→ STORED DATA
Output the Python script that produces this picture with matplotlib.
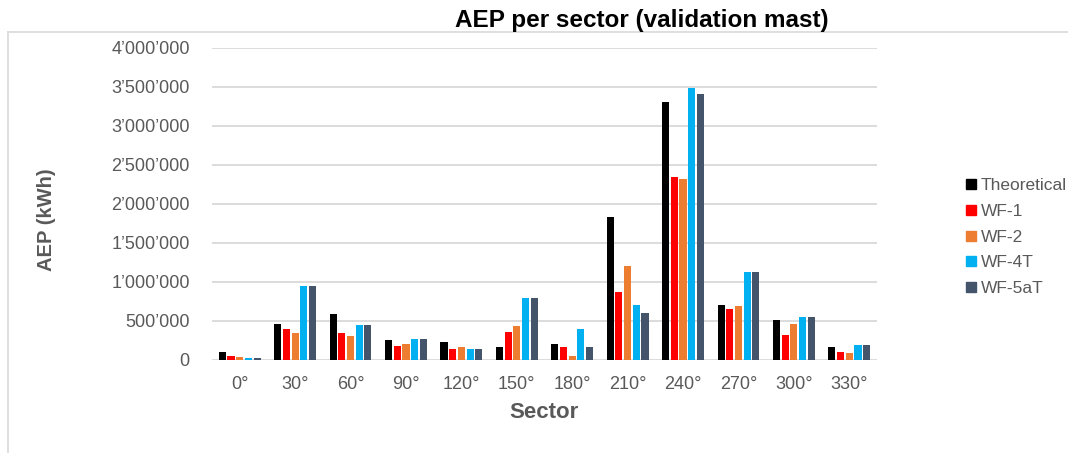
import numpy as np
import matplotlib
matplotlib.use("Agg")
import matplotlib.pyplot as plt
from matplotlib.lines import Line2D
from matplotlib.ticker import FuncFormatter

plt.rcParams['font.family'] = ['Liberation Sans', 'DejaVu Sans']

sectors = ["0°", "30°", "60°", "90°", "120°", "150°", "180°", "210°", "240°", "270°", "300°", "330°"]
series = ["Theoretical", "WF-1", "WF-2", "WF-4T", "WF-5aT"]

theoretical = [98000, 454000, 578000, 244000, 219000, 165000, 204000, 1825000, 3313000, 703000, 504000, 156000]
wf1 = [51000, 386000, 334000, 167000, 136000, 348000, 165000, 868000, 2346000, 651000, 312000, 91000]
wf2 = [33000, 342000, 303000, 193000, 158000, 434000, 40000, 1198000, 2317000, 686000, 452000, 78000]
wf4t = [21000, 945000, 441000, 265000, 129000, 790000, 390000, 699000, 3480000, 1129000, 543000, 182000]
wf5at = [21000, 945000, 441000, 265000, 129000, 790000, 156000, 599000, 3415000, 1129000, 543000, 182000]

colors = ["#000000", "#FF0000", "#ED7D31", "#00B0F0", "#44546A"]
grey = "#595959"

fig = plt.figure(figsize=(10.68, 4.53), dpi=100)
ax = fig.add_axes([212 / 1068, 1 - 359.5 / 453, 665 / 1068, 311.5 / 453])

x = np.arange(len(sectors))
pitch = 0.157
for i, (vals, c) in enumerate(zip([theoretical, wf1, wf2, wf4t, wf5at], colors)):
    ax.bar(x + (i - 2) * pitch, vals, width=0.128, color=c, zorder=3)

ax.set_xlim(-0.5, len(sectors) - 0.5)
ax.set_ylim(0, 4000000)
ax.set_yticks(np.arange(0, 4000001, 500000))
ax.yaxis.set_major_formatter(FuncFormatter(lambda v, p: f"{int(v):,}".replace(",", "\u2019")))
ax.set_xticks(x)
ax.set_xticklabels(sectors)
ax.tick_params(axis="both", length=0, labelsize=13, labelcolor=grey)
ax.tick_params(axis="x", pad=12)
ax.tick_params(axis="y", pad=16)
ax.grid(axis="y", color="#D9D9D9", linewidth=1.3, zorder=0)
for s in ax.spines.values():
    s.set_visible(False)

# axis titles placed in figure pixels
fig.text(46 / 1068, 1 - 220 / 453, "AEP (kWh)", rotation=90, ha="center", va="center",
         fontsize=14.5, fontweight="bold", color=grey)
fig.text(544 / 1068, 1 - 412 / 453, "Sector", ha="center", va="center",
         fontsize=16, fontweight="bold", color=grey)

fig.text(642 / 1068, 1 - 21 / 453, "AEP per sector (validation mast)",
         ha="center", va="center", fontsize=17.5, fontweight="bold", color="black")

# thin frame around the chart area
fig.add_artist(Line2D([8 / 1068, 1], [1 - 32 / 453] * 2, color="#D9D9D9", linewidth=1.2))
fig.add_artist(Line2D([8 / 1068] * 2, [0, 1 - 32 / 453], color="#D9D9D9", linewidth=1.2))

handles = [Line2D([], [], marker="s", linestyle="none", markersize=7, color=c) for c in colors]
leg = fig.legend(handles, series, loc="center left", bbox_to_anchor=(966 / 1068, 1 - 237 / 453),
                 frameon=False, fontsize=12.5, handlelength=0.6, handletextpad=0.25,
                 labelspacing=0.62, borderpad=0, borderaxespad=0)
for t in leg.get_texts():
    t.set_color(grey)

fig.savefig("out.png", dpi=100)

→ OBJECTIVE
Return each line from the material above exactly, but not the pictures.

→ CORRECT RESPONSE
Output the Python script that produces this picture with matplotlib.
import numpy as np
import matplotlib
matplotlib.use("Agg")
import matplotlib.pyplot as plt
from matplotlib.lines import Line2D
from matplotlib.ticker import FuncFormatter

plt.rcParams['font.family'] = ['Liberation Sans', 'DejaVu Sans']

sectors = ["0°", "30°", "60°", "90°", "120°", "150°", "180°", "210°", "240°", "270°", "300°", "330°"]
series = ["Theoretical", "WF-1", "WF-2", "WF-4T", "WF-5aT"]

theoretical = [98000, 454000, 578000, 244000, 219000, 165000, 204000, 1825000, 3313000, 703000, 504000, 156000]
wf1 = [51000, 386000, 334000, 167000, 136000, 348000, 165000, 868000, 2346000, 651000, 312000, 91000]
wf2 = [33000, 342000, 303000, 193000, 158000, 434000, 40000, 1198000, 2317000, 686000, 452000, 78000]
wf4t = [21000, 945000, 441000, 265000, 129000, 790000, 390000, 699000, 3480000, 1129000, 543000, 182000]
wf5at = [21000, 945000, 441000, 265000, 129000, 790000, 156000, 599000, 3415000, 1129000, 543000, 182000]

colors = ["#000000", "#FF0000", "#ED7D31", "#00B0F0", "#44546A"]
grey = "#595959"

fig = plt.figure(figsize=(10.68, 4.53), dpi=100)
ax = fig.add_axes([212 / 1068, 1 - 359.5 / 453, 665 / 1068, 311.5 / 453])

x = np.arange(len(sectors))
pitch = 0.157
for i, (vals, c) in enumerate(zip([theoretical, wf1, wf2, wf4t, wf5at], colors)):
    ax.bar(x + (i - 2) * pitch, vals, width=0.128, color=c, zorder=3)

ax.set_xlim(-0.5, len(sectors) - 0.5)
ax.set_ylim(0, 4000000)
ax.set_yticks(np.arange(0, 4000001, 500000))
ax.yaxis.set_major_formatter(FuncFormatter(lambda v, p: f"{int(v):,}".replace(",", "\u2019")))
ax.set_xticks(x)
ax.set_xticklabels(sectors)
ax.tick_params(axis="both", length=0, labelsize=13, labelcolor=grey)
ax.tick_params(axis="x", pad=12)
ax.tick_params(axis="y", pad=16)
ax.grid(axis="y", color="#D9D9D9", linewidth=1.3, zorder=0)
for s in ax.spines.values():
    s.set_visible(False)

# axis titles placed in figure pixels
fig.text(46 / 1068, 1 - 220 / 453, "AEP (kWh)", rotation=90, ha="center", va="center",
         fontsize=14.5, fontweight="bold", color=grey)
fig.text(544 / 1068, 1 - 412 / 453, "Sector", ha="center", va="center",
         fontsize=16, fontweight="bold", color=grey)

fig.text(642 / 1068, 1 - 21 / 453, "AEP per sector (validation mast)",
         ha="center", va="center", fontsize=17.5, fontweight="bold", color="black")

# thin frame around the chart area
fig.add_artist(Line2D([8 / 1068, 1], [1 - 32 / 453] * 2, color="#D9D9D9", linewidth=1.2))
fig.add_artist(Line2D([8 / 1068] * 2, [0, 1 - 32 / 453], color="#D9D9D9", linewidth=1.2))

handles = [Line2D([], [], marker="s", linestyle="none", markersize=7, color=c) for c in colors]
leg = fig.legend(handles, series, loc="center left", bbox_to_anchor=(966 / 1068, 1 - 237 / 453),
                 frameon=False, fontsize=12.5, handlelength=0.6, handletextpad=0.25,
                 labelspacing=0.62, borderpad=0, borderaxespad=0)
for t in leg.get_texts():
    t.set_color(grey)

fig.savefig("out.png", dpi=100)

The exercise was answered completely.